Attention and reputation. That’s what we fight for online, particularly those of us vested in building personal identities and businesses through social media.
By doing so we sacrifice more than we possibly imagine.
We’re wild animals caught, caged and put on display at the zoo. Every check-in, status update, photo, error, and other digitized personal detail will be housed in a database for mining, extrapolation and exploitation to benefit commercial interests.
“I update, therefore I am.”
Andrew Keen‘s words begin and echo throughout Digital Vertigo. This cutting commentary discusses our world of social, and how it’s destroyed human individuality and privacy.
A must-read tour de force, Digital Vertigo walks us through history, from the minds of industrial era philosophers and writers to today’s leading Silicon Valley social innovators. Keen explores how the quest to end loneliness (and gather tons of personal data for commercial use) through social will end up savaging conventional human rights. In the process, Keen takes social media luminaries Mark Zuckerberg, the @quixotic Reid Hoffman and others to task.

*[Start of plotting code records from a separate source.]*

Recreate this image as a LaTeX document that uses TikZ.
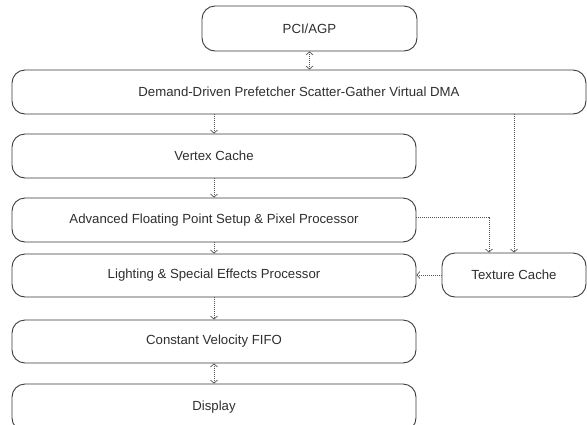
\documentclass[tikz,border=0pt]{standalone}
\usepackage{fontspec}
\setmainfont{Liberation Sans}
\usetikzlibrary{arrows.meta}
\definecolor{boxline}{HTML}{3A3A3A}
\definecolor{txt}{HTML}{2E2E2E}
\definecolor{conncol}{HTML}{555555}
\begin{document}
\begin{tikzpicture}[x=1pt,y=-1pt,
  blk/.style={draw=boxline, line width=0.9pt, rounded corners=13pt, rectangle,
    inner sep=0pt, text=txt, font=\fontsize{13.2}{16}\selectfont},
  conn/.style={draw=conncol, line width=0.8pt, dash pattern=on 1pt off 1pt,
    -{Straight Barb[length=3pt,width=7pt,line width=0.7pt]}},
  dconn/.style={conn, {Straight Barb[length=3pt,width=7pt,line width=0.7pt]}-{Straight Barb[length=3pt,width=7pt,line width=0.7pt]}}
]
\useasboundingbox (0,0) rectangle (587,424);
\clip (0,0) rectangle (587,424);
\node[blk, minimum width=215pt, minimum height=45pt] (pci) at (309.5,28.5) {PCI/AGP};
\node[blk, minimum width=574pt, minimum height=44pt] (dma) at (299,92) {Demand-Driven Prefetcher Scatter-Gather Virtual DMA};
\node[blk, minimum width=404pt, minimum height=44pt] (vtx) at (214,156) {Vertex Cache};
\node[blk, minimum width=404pt, minimum height=44pt] (adv) at (214,220) {Advanced Floating Point Setup \& Pixel Processor};
\node[blk, minimum width=404pt, minimum height=43pt] (lit) at (214,275.5) {Lighting \& Special Effects Processor};
\node[blk, minimum width=144pt, minimum height=44pt] (tex) at (514,275) {Texture Cache};
\node[blk, minimum width=404pt, minimum height=43pt] (fifo) at (214,341.5) {Constant Velocity FIFO};
\node[blk, minimum width=404pt, minimum height=47pt] (disp) at (214,407.5) {Display};

\draw[dconn] (pci.south) -- (pci.south |- dma.north);
\draw[conn] (vtx.north |- dma.south) -- (vtx.north);
\draw[conn] (vtx.south) -- (adv.north);
\draw[conn] (adv.south) -- (lit.north);
\draw[conn] (lit.south) -- (fifo.north);
\draw[dconn] (fifo.south) -- (disp.north);
\draw[conn] (tex.north |- dma.south) -- (tex.north);
\coordinate (texin) at ([xshift=-25pt]tex.north);
\draw[conn] ([yshift=3pt]adv.east) -| (texin);
\draw[conn] (tex.west) -- (tex.west -| lit.east);
\end{tikzpicture}
\end{document}
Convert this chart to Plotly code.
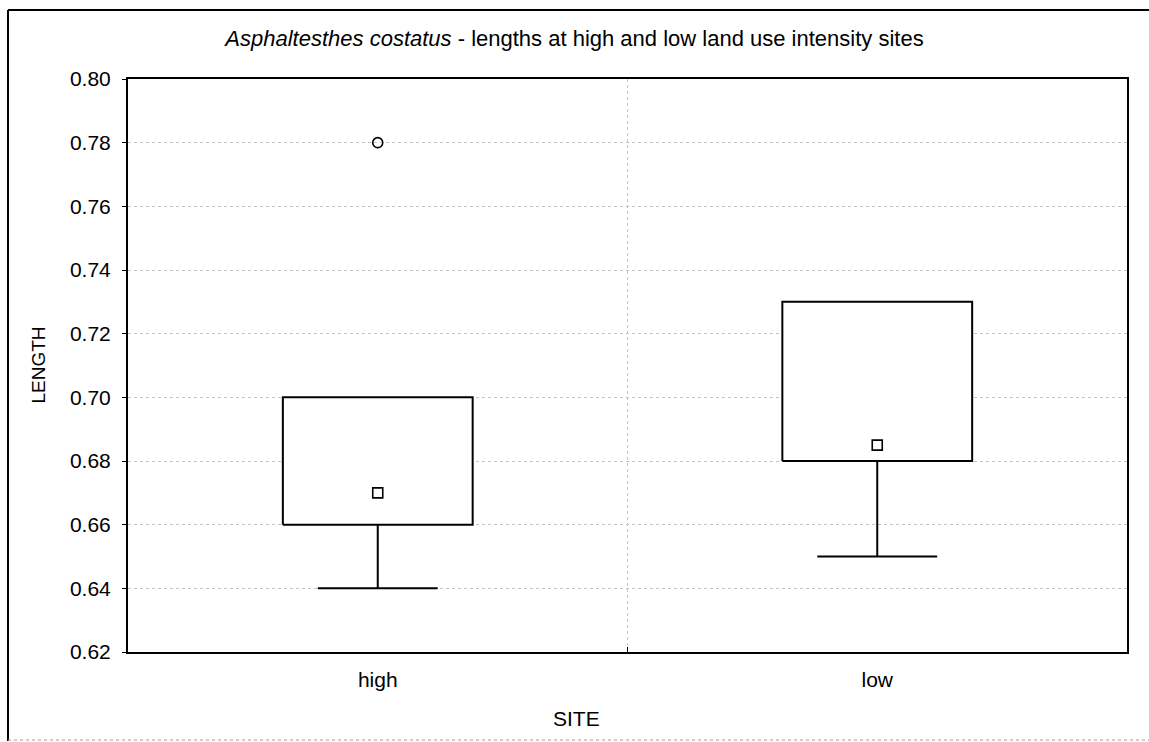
import plotly.graph_objects as go

# Summary statistics of LENGTH per SITE
sites = ["high", "low"]
q1 = [0.66, 0.68]
q3 = [0.70, 0.73]
medians = [0.67, 0.685]
whisker_low = [0.64, 0.65]
whisker_high = [0.70, 0.73]
outlier_site = ["high"]
outlier_value = [0.78]

y_ticks = [0.62, 0.64, 0.66, 0.68, 0.70, 0.72, 0.74, 0.76, 0.78, 0.80]

BOX_HALF = 0.19
CAP_HALF = 0.12
LINE = dict(color="black", width=2)
FONT = "Liberation Sans, Arial, sans-serif"
GRID = "#c4c4c4"

fig = go.Figure()

for i, s in enumerate(sites):
    # whisker stem and cap below the box
    fig.add_trace(go.Scatter(
        x=[i, i, None, i - CAP_HALF, i + CAP_HALF],
        y=[q1[i], whisker_low[i], None, whisker_low[i], whisker_low[i]],
        mode="lines", line=LINE, hoverinfo="skip", showlegend=False))
    # whisker above the box (only drawn when it extends past q3)
    if whisker_high[i] > q3[i]:
        fig.add_trace(go.Scatter(
            x=[i, i, None, i - CAP_HALF, i + CAP_HALF],
            y=[q3[i], whisker_high[i], None, whisker_high[i], whisker_high[i]],
            mode="lines", line=LINE, hoverinfo="skip", showlegend=False))
    # 25-75% box
    fig.add_trace(go.Scatter(
        x=[i - BOX_HALF, i + BOX_HALF, i + BOX_HALF, i - BOX_HALF, i - BOX_HALF],
        y=[q1[i], q1[i], q3[i], q3[i], q1[i]],
        mode="lines", fill="toself", fillcolor="white", line=LINE,
        hoverinfo="skip", showlegend=False))

# medians
fig.add_trace(go.Scatter(
    x=list(range(len(sites))), y=medians, mode="markers",
    marker=dict(symbol="square-open", size=10, color="black", line=dict(width=1.6)),
    showlegend=False))

# outliers
fig.add_trace(go.Scatter(
    x=[sites.index(s) for s in outlier_site], y=outlier_value, mode="markers",
    marker=dict(symbol="circle-open", size=10, color="black", line=dict(width=1.6)),
    showlegend=False))

fig.update_layout(
    width=1149, height=742,
    margin=dict(l=128, r=22, t=79, b=90),
    paper_bgcolor="white", plot_bgcolor="white",
    font=dict(family=FONT, size=21, color="black"),
    title=dict(
        text="<i>Asphaltesthes costatus</i> - lengths at high and low land use intensity sites",
        x=0.5, xref="container", y=1 - 38 / 742, yref="container",
        xanchor="center", yanchor="middle",
        font=dict(family=FONT, size=22, color="black")),
    xaxis=dict(
        range=[-0.5, 1.5], tickmode="array", tickvals=list(range(len(sites))),
        ticktext=sites, ticks="", showgrid=False, zeroline=False,
        showline=True, linecolor="black", linewidth=2, mirror=True,
        ticklabelstandoff=8,
        minor=dict(tickmode="array", tickvals=[0.5], ticks="inside", ticklen=5,
                   tickcolor="black", showgrid=True, gridcolor=GRID,
                   griddash="dot", gridwidth=1)),
    yaxis=dict(
        range=[0.62, 0.80], tickmode="array", tickvals=y_ticks,
        ticktext=[f"{v:.2f}" for v in y_ticks],
        ticks="outside", ticklen=4, tickcolor="black",
        showgrid=True, gridcolor=GRID, griddash="dot", gridwidth=1,
        zeroline=False, showline=True, linecolor="black", linewidth=2,
        mirror=True, ticklabelstandoff=7),
)

# axis titles
fig.add_annotation(text="SITE", xref="paper", yref="paper",
                   x=(576 - 128) / 999, y=(652 - 718) / 573,
                   showarrow=False, xanchor="center", yanchor="middle",
                   font=dict(family=FONT, size=21, color="black"))
fig.add_annotation(text="LENGTH", xref="paper", yref="paper",
                   x=(38 - 128) / 999, y=0.5, textangle=-90,
                   showarrow=False, xanchor="center", yanchor="middle",
                   font=dict(family=FONT, size=19, color="black"))

# outer frame of the graph window
px = lambda v: (v - 128) / 999
py = lambda v: (652 - v) / 573
fig.add_shape(type="line", xref="paper", yref="paper",
              x0=px(8), x1=px(8), y0=py(10), y1=py(741),
              line=dict(color="black", width=2))
fig.add_shape(type="line", xref="paper", yref="paper",
              x0=px(8), x1=px(1152), y0=py(10), y1=py(10),
              line=dict(color="black", width=2))
fig.add_shape(type="line", xref="paper", yref="paper",
              x0=px(8), x1=px(1152), y0=py(740), y1=py(740),
              line=dict(color="#9a9a9a", width=1, dash="dot"))

fig.write_html("out.html")
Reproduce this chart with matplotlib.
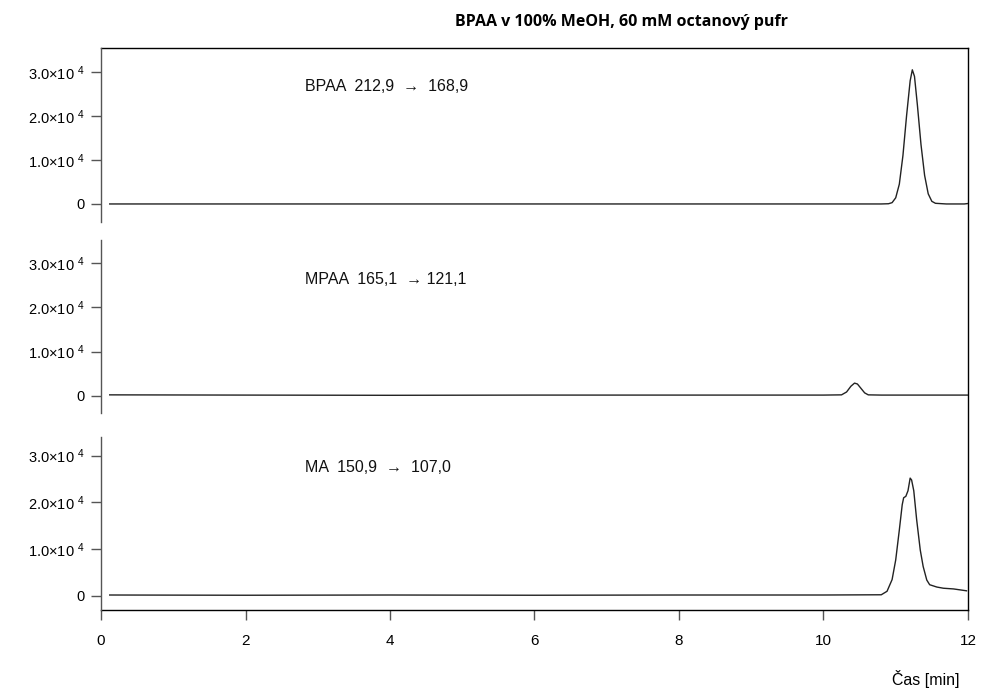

“We twenty-first century social networkers–especially aspiring super nodes like myself–are becoming addicted to building attention and reputation. But, the truth, the reality of social media is an architecture of human isolation rather than community,” says Keen.
We’re left to update or our reputation perishes. To succeed, we have to talk about the topics everyone else does, otherwise we lose attention. Social media produces groupthink that bludgeons the individuality out of you.
When we step outside the lines of the accepted groupthink in our sector, cultural eddy, or online circle? SMASH! Ostracization. Don’t think so? Try stepping out and doing something your friends think is unconventional or not normal on the social web. Watch the negative comments come in.
It takes courage to stand against the tide.
Instead, most will succumb. We’ll be stuck online, playing the game, sacrificing every aspect of our real lives in updates, and fearful to be ourselves lest we get beaten down online. Fake plastic trees everywhere. Most will be so tied to our online identities and how many Likes we’re getting, we will lose perspective on real world cares.
This is our modern Orwellian nightmare. We have lost our way.
“Visibility is a trap,” said 20th century philosopher Michel Foucault (cited in Digital Vertigo). If he only knew.
What do you think? Will social save us from loneliness or will it destroy the very fiber of individuality and privacy society has built?